**Plotting code records**

========================================================================

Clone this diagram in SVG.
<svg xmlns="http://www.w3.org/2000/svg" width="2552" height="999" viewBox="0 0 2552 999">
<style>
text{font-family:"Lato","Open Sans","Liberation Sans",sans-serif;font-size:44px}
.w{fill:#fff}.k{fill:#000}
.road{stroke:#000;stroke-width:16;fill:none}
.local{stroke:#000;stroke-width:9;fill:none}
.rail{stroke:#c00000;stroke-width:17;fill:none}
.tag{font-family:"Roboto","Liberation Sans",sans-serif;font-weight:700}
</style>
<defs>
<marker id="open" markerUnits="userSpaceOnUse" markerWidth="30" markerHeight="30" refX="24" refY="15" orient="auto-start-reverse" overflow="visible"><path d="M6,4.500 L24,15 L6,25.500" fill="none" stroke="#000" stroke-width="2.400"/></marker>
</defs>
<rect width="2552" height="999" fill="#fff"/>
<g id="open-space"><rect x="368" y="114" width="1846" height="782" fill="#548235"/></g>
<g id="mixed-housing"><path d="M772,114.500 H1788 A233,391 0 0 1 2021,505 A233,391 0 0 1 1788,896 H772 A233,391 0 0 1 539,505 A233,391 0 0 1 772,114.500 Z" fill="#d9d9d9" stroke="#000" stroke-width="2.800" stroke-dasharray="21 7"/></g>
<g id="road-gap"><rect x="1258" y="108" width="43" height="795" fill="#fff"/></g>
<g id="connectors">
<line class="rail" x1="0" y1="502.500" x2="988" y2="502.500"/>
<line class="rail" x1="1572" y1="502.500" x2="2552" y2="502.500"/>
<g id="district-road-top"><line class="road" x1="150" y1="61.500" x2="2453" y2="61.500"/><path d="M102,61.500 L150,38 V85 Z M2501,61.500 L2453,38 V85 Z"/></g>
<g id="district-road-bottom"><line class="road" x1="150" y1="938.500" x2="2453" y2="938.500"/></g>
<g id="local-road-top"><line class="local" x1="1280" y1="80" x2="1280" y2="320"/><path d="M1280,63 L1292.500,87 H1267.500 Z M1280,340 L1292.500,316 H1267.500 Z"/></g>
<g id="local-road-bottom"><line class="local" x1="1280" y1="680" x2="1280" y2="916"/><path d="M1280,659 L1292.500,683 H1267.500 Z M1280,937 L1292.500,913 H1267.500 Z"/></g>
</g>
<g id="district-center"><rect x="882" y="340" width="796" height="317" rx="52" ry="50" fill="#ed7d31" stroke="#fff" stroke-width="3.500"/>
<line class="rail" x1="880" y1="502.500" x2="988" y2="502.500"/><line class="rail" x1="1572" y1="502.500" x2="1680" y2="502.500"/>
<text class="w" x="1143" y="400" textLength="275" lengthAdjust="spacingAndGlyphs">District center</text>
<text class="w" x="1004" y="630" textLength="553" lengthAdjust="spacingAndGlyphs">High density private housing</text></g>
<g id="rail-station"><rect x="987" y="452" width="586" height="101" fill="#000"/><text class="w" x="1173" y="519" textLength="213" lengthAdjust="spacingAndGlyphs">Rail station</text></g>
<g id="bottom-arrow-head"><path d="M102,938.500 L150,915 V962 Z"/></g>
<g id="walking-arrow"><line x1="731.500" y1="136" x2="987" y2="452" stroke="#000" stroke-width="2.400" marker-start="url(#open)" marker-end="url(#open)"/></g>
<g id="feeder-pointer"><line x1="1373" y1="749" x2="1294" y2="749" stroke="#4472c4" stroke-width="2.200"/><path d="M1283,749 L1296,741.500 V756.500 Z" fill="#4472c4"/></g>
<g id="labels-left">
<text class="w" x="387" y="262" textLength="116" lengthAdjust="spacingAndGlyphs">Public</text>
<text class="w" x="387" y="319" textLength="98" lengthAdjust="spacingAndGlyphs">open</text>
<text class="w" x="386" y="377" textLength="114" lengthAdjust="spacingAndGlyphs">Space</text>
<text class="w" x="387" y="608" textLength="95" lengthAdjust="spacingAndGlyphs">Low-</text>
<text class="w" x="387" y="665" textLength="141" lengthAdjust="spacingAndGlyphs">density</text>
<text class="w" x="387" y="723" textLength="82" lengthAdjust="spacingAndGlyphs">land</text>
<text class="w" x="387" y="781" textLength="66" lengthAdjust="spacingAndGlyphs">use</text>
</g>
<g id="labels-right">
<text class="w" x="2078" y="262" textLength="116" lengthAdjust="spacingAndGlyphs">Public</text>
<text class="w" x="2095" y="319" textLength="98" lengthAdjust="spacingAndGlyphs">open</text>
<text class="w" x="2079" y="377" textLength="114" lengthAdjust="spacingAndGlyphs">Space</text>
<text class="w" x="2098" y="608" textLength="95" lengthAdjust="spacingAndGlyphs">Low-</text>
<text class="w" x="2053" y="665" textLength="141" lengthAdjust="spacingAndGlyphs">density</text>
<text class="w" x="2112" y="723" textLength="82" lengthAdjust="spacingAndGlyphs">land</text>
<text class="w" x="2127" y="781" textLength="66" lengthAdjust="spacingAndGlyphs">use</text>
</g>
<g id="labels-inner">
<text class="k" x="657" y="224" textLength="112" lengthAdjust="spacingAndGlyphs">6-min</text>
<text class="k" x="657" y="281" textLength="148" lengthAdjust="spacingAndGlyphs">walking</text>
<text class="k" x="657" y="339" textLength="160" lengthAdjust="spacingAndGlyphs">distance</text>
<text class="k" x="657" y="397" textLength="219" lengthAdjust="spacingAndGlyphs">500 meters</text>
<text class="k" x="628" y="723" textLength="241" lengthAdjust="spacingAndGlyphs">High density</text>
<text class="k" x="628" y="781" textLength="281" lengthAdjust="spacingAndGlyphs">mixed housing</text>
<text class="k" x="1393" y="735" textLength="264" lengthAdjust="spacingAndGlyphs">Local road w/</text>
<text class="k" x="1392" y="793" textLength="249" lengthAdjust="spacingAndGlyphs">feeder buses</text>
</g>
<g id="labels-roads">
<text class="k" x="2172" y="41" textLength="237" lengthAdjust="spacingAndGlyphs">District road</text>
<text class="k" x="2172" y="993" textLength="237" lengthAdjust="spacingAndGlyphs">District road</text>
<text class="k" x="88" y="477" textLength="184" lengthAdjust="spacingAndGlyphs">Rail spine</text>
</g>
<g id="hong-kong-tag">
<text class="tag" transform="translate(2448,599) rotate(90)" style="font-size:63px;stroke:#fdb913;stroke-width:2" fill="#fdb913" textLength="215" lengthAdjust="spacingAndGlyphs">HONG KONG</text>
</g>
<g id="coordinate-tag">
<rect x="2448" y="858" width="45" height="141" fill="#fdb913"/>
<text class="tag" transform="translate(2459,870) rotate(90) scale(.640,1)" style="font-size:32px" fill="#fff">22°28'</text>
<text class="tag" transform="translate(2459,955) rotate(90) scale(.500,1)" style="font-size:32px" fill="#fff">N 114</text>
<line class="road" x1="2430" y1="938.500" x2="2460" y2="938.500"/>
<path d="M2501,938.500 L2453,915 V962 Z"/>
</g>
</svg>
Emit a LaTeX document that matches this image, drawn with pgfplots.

========================================================================

**Aim**
Print the records once more, exactly as they were given.

**Final result**
Clone this diagram in SVG.
<svg xmlns="http://www.w3.org/2000/svg" width="2552" height="999" viewBox="0 0 2552 999">
<style>
text{font-family:"Lato","Open Sans","Liberation Sans",sans-serif;font-size:44px}
.w{fill:#fff}.k{fill:#000}
.road{stroke:#000;stroke-width:16;fill:none}
.local{stroke:#000;stroke-width:9;fill:none}
.rail{stroke:#c00000;stroke-width:17;fill:none}
.tag{font-family:"Roboto","Liberation Sans",sans-serif;font-weight:700}
</style>
<defs>
<marker id="open" markerUnits="userSpaceOnUse" markerWidth="30" markerHeight="30" refX="24" refY="15" orient="auto-start-reverse" overflow="visible"><path d="M6,4.500 L24,15 L6,25.500" fill="none" stroke="#000" stroke-width="2.400"/></marker>
</defs>
<rect width="2552" height="999" fill="#fff"/>
<g id="open-space"><rect x="368" y="114" width="1846" height="782" fill="#548235"/></g>
<g id="mixed-housing"><path d="M772,114.500 H1788 A233,391 0 0 1 2021,505 A233,391 0 0 1 1788,896 H772 A233,391 0 0 1 539,505 A233,391 0 0 1 772,114.500 Z" fill="#d9d9d9" stroke="#000" stroke-width="2.800" stroke-dasharray="21 7"/></g>
<g id="road-gap"><rect x="1258" y="108" width="43" height="795" fill="#fff"/></g>
<g id="connectors">
<line class="rail" x1="0" y1="502.500" x2="988" y2="502.500"/>
<line class="rail" x1="1572" y1="502.500" x2="2552" y2="502.500"/>
<g id="district-road-top"><line class="road" x1="150" y1="61.500" x2="2453" y2="61.500"/><path d="M102,61.500 L150,38 V85 Z M2501,61.500 L2453,38 V85 Z"/></g>
<g id="district-road-bottom"><line class="road" x1="150" y1="938.500" x2="2453" y2="938.500"/></g>
<g id="local-road-top"><line class="local" x1="1280" y1="80" x2="1280" y2="320"/><path d="M1280,63 L1292.500,87 H1267.500 Z M1280,340 L1292.500,316 H1267.500 Z"/></g>
<g id="local-road-bottom"><line class="local" x1="1280" y1="680" x2="1280" y2="916"/><path d="M1280,659 L1292.500,683 H1267.500 Z M1280,937 L1292.500,913 H1267.500 Z"/></g>
</g>
<g id="district-center"><rect x="882" y="340" width="796" height="317" rx="52" ry="50" fill="#ed7d31" stroke="#fff" stroke-width="3.500"/>
<line class="rail" x1="880" y1="502.500" x2="988" y2="502.500"/><line class="rail" x1="1572" y1="502.500" x2="1680" y2="502.500"/>
<text class="w" x="1143" y="400" textLength="275" lengthAdjust="spacingAndGlyphs">District center</text>
<text class="w" x="1004" y="630" textLength="553" lengthAdjust="spacingAndGlyphs">High density private housing</text></g>
<g id="rail-station"><rect x="987" y="452" width="586" height="101" fill="#000"/><text class="w" x="1173" y="519" textLength="213" lengthAdjust="spacingAndGlyphs">Rail station</text></g>
<g id="bottom-arrow-head"><path d="M102,938.500 L150,915 V962 Z"/></g>
<g id="walking-arrow"><line x1="731.500" y1="136" x2="987" y2="452" stroke="#000" stroke-width="2.400" marker-start="url(#open)" marker-end="url(#open)"/></g>
<g id="feeder-pointer"><line x1="1373" y1="749" x2="1294" y2="749" stroke="#4472c4" stroke-width="2.200"/><path d="M1283,749 L1296,741.500 V756.500 Z" fill="#4472c4"/></g>
<g id="labels-left">
<text class="w" x="387" y="262" textLength="116" lengthAdjust="spacingAndGlyphs">Public</text>
<text class="w" x="387" y="319" textLength="98" lengthAdjust="spacingAndGlyphs">open</text>
<text class="w" x="386" y="377" textLength="114" lengthAdjust="spacingAndGlyphs">Space</text>
<text class="w" x="387" y="608" textLength="95" lengthAdjust="spacingAndGlyphs">Low-</text>
<text class="w" x="387" y="665" textLength="141" lengthAdjust="spacingAndGlyphs">density</text>
<text class="w" x="387" y="723" textLength="82" lengthAdjust="spacingAndGlyphs">land</text>
<text class="w" x="387" y="781" textLength="66" lengthAdjust="spacingAndGlyphs">use</text>
</g>
<g id="labels-right">
<text class="w" x="2078" y="262" textLength="116" lengthAdjust="spacingAndGlyphs">Public</text>
<text class="w" x="2095" y="319" textLength="98" lengthAdjust="spacingAndGlyphs">open</text>
<text class="w" x="2079" y="377" textLength="114" lengthAdjust="spacingAndGlyphs">Space</text>
<text class="w" x="2098" y="608" textLength="95" lengthAdjust="spacingAndGlyphs">Low-</text>
<text class="w" x="2053" y="665" textLength="141" lengthAdjust="spacingAndGlyphs">density</text>
<text class="w" x="2112" y="723" textLength="82" lengthAdjust="spacingAndGlyphs">land</text>
<text class="w" x="2127" y="781" textLength="66" lengthAdjust="spacingAndGlyphs">use</text>
</g>
<g id="labels-inner">
<text class="k" x="657" y="224" textLength="112" lengthAdjust="spacingAndGlyphs">6-min</text>
<text class="k" x="657" y="281" textLength="148" lengthAdjust="spacingAndGlyphs">walking</text>
<text class="k" x="657" y="339" textLength="160" lengthAdjust="spacingAndGlyphs">distance</text>
<text class="k" x="657" y="397" textLength="219" lengthAdjust="spacingAndGlyphs">500 meters</text>
<text class="k" x="628" y="723" textLength="241" lengthAdjust="spacingAndGlyphs">High density</text>
<text class="k" x="628" y="781" textLength="281" lengthAdjust="spacingAndGlyphs">mixed housing</text>
<text class="k" x="1393" y="735" textLength="264" lengthAdjust="spacingAndGlyphs">Local road w/</text>
<text class="k" x="1392" y="793" textLength="249" lengthAdjust="spacingAndGlyphs">feeder buses</text>
</g>
<g id="labels-roads">
<text class="k" x="2172" y="41" textLength="237" lengthAdjust="spacingAndGlyphs">District road</text>
<text class="k" x="2172" y="993" textLength="237" lengthAdjust="spacingAndGlyphs">District road</text>
<text class="k" x="88" y="477" textLength="184" lengthAdjust="spacingAndGlyphs">Rail spine</text>
</g>
<g id="hong-kong-tag">
<text class="tag" transform="translate(2448,599) rotate(90)" style="font-size:63px;stroke:#fdb913;stroke-width:2" fill="#fdb913" textLength="215" lengthAdjust="spacingAndGlyphs">HONG KONG</text>
</g>
<g id="coordinate-tag">
<rect x="2448" y="858" width="45" height="141" fill="#fdb913"/>
<text class="tag" transform="translate(2459,870) rotate(90) scale(.640,1)" style="font-size:32px" fill="#fff">22°28'</text>
<text class="tag" transform="translate(2459,955) rotate(90) scale(.500,1)" style="font-size:32px" fill="#fff">N 114</text>
<line class="road" x1="2430" y1="938.500" x2="2460" y2="938.500"/>
<path d="M2501,938.500 L2453,915 V962 Z"/>
</g>
</svg>
Emit a LaTeX document that matches this image, drawn with pgfplots.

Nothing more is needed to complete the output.